The DARWin task force intends to sunset the existing AASHTO design software, Pierce says. The second intent is to develop a request for proposals package that will address enhancements or modifications to the software. Version 2.0 will be an AASHTO document, Pierce points out; version 1.0 is an NCHRP product.
Pierce says that preliminarily, the ability to do thickness design is one goal of the DARWin task force. So is the ability to maintain a database of aggregate sources or binder suppliers in the software. And the software can be modified to run faster.
In summary, the new Design Guide offers the following abilities:
- To relate pavement material properties to the structural behavior of the pavement system
- To analyze pavement responses to a wide variety of loading and climatic conditions
- To investigate the behavior of pavements in the presence of new loads or with new materials
- To understand the influence of the variability of materials on pavement behavior.

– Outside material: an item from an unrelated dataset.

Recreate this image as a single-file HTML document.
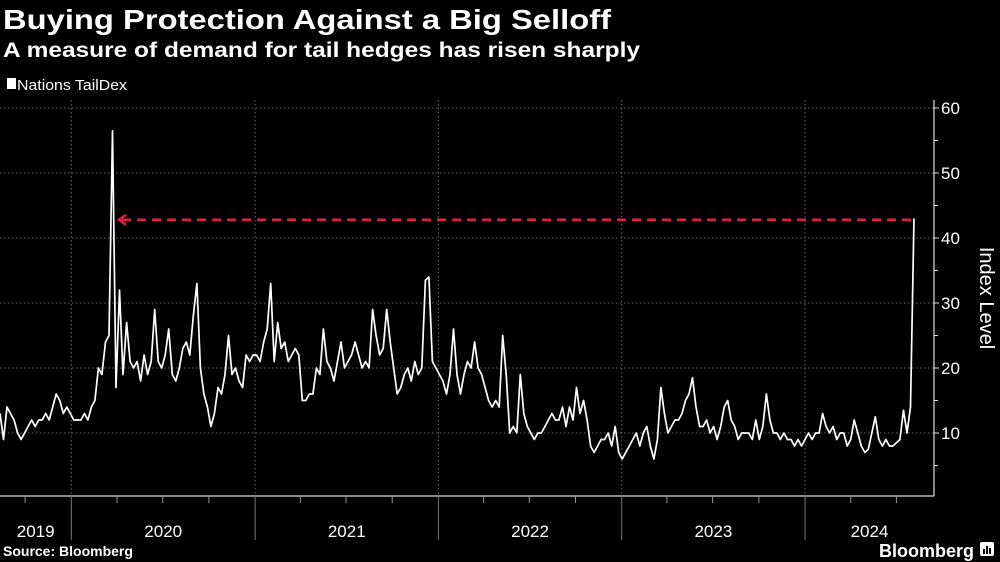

Concrete and Asphalt in Missouri
The new Design Guide can be used to design pavements with both asphalt and concrete. In Missouri, the DOT has used the guide to design 50-plus projects with both asphalt and concrete. The state does alternate bidding, so in many cases a contractor can bid a project with either an asphalt design or a concrete design. The award goes to the low bidder, and both pavements were designed for 45-year design lives.
“Nobody is ever completely happy with something like this, but for the full-depth pavements, 20 projects went to asphalt and 25 to concrete,” says John Donahue, P.E., pavement engineer in the Missouri DOT. “So we think it’s reasonably competitive between the two designs. We’re not artificially handicapping either industry.”
Donahue says of the awards for 45 projects, $300 million went for asphalt pavements and $360 million was spent on concrete. Some maintenance was included in the 45-year design lives. For asphalt, it was assumed that the pavement would need a mill-and-fill resurfacing at 20 years and another one at 33 years. For the concrete pavement, the state assumed that it would need diamond grinding and 1.5 percent full-depth replacement at 25 years of service.